Could New York City’s plan represent a shift towards a more sustainable ethical and legal framing of the challenge of providing for the health and well-being of child migrants? In June the Obama administration described the increase in unaccompanied children crossing the border as an “urgent humanitarian situation” and invoked the Federal Emergency Management Agency to provide for the children’s needs. The language, provisions, and principles of emergency and disaster aptly respond to the vulnerability and suffering experienced especially by children seeking to escape from countries such as Honduras that are wracked by violence. However, the funds and resources allocated for emergency humanitarian aid are exceptional and temporary in nature; they are not sustainable in the long run. New York City has potentially resolved this problem by treating immigration court as a space for long-term interventions, where unaccompanied children can begin to gain access to social goods such as education and health care.
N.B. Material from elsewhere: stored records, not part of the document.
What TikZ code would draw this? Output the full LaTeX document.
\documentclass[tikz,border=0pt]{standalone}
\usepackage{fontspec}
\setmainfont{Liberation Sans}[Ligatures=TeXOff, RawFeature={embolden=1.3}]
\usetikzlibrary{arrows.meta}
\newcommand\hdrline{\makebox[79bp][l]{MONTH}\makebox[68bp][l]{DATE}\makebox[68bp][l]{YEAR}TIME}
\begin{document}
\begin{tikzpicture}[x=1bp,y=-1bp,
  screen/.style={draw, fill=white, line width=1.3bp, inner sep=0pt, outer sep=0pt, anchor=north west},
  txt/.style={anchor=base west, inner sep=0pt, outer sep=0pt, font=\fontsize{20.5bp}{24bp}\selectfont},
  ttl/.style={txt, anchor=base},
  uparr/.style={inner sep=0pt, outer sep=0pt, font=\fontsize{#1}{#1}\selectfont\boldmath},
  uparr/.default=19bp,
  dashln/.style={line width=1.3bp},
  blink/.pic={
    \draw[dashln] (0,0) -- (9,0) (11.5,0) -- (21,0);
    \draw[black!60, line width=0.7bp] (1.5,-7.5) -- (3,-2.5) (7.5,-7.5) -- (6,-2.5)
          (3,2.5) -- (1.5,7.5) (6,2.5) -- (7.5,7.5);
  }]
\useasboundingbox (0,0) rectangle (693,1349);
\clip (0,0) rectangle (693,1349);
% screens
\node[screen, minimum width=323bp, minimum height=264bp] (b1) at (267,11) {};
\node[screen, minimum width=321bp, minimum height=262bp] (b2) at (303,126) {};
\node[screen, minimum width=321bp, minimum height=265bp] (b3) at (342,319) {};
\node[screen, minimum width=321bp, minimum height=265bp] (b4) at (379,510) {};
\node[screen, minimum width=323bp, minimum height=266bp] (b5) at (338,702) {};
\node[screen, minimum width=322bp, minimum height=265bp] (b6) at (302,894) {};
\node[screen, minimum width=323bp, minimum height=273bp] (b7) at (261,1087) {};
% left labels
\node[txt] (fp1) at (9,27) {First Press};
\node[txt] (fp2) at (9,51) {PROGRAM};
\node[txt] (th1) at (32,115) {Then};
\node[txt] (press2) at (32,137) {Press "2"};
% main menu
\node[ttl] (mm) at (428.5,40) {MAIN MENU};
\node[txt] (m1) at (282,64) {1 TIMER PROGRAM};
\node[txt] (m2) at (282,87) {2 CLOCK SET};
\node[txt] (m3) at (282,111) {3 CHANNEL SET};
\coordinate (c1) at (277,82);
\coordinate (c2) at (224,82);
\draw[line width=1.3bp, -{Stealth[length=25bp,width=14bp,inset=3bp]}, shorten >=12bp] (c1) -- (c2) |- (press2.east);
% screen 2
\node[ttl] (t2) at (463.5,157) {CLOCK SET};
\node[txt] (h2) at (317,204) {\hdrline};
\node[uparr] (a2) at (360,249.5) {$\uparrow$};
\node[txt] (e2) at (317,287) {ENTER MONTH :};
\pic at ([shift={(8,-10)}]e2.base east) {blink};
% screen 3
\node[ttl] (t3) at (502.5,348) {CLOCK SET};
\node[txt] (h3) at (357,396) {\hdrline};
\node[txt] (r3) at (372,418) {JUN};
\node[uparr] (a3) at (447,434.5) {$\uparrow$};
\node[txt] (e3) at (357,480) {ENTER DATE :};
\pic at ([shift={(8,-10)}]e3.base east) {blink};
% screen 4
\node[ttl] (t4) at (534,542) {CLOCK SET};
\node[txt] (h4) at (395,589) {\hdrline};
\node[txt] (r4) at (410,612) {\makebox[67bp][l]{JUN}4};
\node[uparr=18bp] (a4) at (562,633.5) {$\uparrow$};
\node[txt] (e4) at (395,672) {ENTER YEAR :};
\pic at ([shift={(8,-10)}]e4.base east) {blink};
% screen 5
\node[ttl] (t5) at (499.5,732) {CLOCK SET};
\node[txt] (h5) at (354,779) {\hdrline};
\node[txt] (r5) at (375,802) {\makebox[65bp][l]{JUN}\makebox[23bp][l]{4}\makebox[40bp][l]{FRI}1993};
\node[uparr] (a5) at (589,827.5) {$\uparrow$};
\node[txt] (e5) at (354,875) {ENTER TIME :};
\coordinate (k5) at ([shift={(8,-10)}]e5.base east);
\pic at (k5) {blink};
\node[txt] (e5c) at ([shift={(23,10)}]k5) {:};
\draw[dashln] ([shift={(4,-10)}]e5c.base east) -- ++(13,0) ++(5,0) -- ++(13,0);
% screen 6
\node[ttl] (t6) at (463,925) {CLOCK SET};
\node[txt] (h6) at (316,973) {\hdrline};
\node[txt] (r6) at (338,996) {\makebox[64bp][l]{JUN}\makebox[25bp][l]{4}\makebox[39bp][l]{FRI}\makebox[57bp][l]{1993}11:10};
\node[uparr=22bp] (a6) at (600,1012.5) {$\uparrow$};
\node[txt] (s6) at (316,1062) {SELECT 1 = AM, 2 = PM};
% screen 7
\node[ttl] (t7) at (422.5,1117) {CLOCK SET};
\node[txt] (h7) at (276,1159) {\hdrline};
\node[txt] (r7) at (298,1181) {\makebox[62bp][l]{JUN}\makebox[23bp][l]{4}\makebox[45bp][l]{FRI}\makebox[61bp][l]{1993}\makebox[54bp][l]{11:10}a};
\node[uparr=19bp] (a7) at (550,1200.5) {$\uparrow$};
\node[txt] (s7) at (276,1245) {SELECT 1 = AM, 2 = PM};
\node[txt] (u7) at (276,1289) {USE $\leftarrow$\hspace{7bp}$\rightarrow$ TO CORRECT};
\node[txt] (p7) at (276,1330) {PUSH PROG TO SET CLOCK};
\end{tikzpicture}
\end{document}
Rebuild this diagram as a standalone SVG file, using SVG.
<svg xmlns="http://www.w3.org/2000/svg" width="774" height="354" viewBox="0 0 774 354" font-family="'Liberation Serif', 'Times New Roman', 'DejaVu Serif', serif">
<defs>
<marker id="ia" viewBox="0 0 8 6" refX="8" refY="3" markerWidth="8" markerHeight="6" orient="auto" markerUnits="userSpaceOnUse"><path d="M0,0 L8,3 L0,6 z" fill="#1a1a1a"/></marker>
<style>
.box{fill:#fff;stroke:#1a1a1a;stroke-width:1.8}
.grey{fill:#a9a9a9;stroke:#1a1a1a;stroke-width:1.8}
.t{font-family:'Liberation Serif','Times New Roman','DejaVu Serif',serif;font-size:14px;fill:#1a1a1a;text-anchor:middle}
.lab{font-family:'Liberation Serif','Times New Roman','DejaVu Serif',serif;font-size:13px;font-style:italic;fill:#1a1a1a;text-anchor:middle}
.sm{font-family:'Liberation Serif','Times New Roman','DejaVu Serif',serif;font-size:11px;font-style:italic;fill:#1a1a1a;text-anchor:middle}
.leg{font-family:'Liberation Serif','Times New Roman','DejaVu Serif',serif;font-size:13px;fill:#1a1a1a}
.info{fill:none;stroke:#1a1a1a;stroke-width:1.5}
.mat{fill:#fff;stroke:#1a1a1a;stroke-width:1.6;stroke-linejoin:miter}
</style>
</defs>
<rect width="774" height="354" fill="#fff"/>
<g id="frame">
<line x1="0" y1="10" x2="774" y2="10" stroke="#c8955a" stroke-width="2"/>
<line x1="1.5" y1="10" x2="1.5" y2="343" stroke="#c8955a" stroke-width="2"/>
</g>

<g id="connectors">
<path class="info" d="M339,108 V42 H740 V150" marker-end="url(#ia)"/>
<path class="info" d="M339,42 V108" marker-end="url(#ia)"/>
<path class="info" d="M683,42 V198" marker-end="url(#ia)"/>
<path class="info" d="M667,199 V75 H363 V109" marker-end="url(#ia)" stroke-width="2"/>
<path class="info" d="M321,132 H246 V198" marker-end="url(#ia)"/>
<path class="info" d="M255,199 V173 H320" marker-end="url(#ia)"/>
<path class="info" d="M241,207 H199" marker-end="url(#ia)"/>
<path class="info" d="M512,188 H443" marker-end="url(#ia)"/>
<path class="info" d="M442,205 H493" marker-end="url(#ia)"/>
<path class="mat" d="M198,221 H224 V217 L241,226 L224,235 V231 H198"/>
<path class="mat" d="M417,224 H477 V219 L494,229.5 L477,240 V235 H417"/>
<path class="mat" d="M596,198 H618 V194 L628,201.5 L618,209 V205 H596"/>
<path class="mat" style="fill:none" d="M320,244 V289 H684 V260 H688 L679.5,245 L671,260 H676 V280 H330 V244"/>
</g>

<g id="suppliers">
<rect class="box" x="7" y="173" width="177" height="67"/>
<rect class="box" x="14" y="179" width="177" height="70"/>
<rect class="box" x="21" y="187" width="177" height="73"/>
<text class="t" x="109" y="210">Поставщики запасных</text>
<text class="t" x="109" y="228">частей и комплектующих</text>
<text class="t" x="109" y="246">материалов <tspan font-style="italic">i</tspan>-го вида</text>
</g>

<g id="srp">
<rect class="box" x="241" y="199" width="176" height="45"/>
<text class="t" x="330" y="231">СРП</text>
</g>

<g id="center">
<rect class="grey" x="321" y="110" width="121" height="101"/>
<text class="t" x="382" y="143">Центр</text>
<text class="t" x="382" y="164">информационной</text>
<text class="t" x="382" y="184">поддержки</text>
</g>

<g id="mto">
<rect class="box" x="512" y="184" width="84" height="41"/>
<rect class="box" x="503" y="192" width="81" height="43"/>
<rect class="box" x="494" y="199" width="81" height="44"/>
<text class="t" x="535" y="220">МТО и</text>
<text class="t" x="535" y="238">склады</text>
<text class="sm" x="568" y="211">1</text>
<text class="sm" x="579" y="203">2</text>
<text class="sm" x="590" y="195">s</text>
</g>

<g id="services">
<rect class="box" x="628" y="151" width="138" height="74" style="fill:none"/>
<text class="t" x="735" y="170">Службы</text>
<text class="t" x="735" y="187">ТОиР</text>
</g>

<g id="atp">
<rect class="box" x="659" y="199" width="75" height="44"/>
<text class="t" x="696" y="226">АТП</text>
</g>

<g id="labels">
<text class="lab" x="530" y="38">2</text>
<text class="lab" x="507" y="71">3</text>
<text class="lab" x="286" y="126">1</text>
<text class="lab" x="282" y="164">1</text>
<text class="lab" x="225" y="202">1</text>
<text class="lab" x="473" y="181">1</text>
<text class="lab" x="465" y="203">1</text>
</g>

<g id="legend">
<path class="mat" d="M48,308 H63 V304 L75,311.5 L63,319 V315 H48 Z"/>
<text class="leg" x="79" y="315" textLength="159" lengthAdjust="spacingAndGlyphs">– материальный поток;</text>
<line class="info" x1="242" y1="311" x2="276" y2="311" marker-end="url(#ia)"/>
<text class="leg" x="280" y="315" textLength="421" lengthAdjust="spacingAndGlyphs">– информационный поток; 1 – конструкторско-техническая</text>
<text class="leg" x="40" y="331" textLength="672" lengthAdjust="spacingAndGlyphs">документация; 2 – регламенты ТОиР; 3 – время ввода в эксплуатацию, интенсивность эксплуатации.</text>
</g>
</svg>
Dan Brock suggested that American political culture has given equality of opportunity a central place in theories of justice, and, for that reason, an account of justice and children’s health must respond to the special vulnerability of children. Children are typically not in a position to recognize their own health needs, and, even when they can, they are often not in a position – financially, mentally, or emotionally – to seek out and acquire the services that would address those needs. “These various aspects of children’s vulnerability bear on the special concern justice requires for the worse off,” Brock wrote in Journal of Medicine and Philosophy, since this vulnerability burdens their ability to pursue a full range of opportunities in life. Unaccompanied children are particularly vulnerable, since many face incredible risks in order to leave behind home lives scarred by extreme gang violence, domestic abuse, and resource scarcity. To cross the southwest border, many of these children are smuggled or trafficked.
Government representatives, social justice advocates, and educators have been commending New York City’s leaders for recognizing the special vulnerability of unaccompanied children and for creating a mechanism for exercising a right to health care and education. Although undocumented immigrants are not eligible for federally funded public health insurance, including Medicare, Medicaid, and the Child Health Insurance Program (CHIP), New York State does use state funds to offer coverage to undocumented children and recognizes that these children are due access to health care. Such a use of state funds does not recognize a universal right to health care, but instead realizes a special right to health care for a vulnerable group.
Chelsea Jack is a research assistant at The Hastings Center.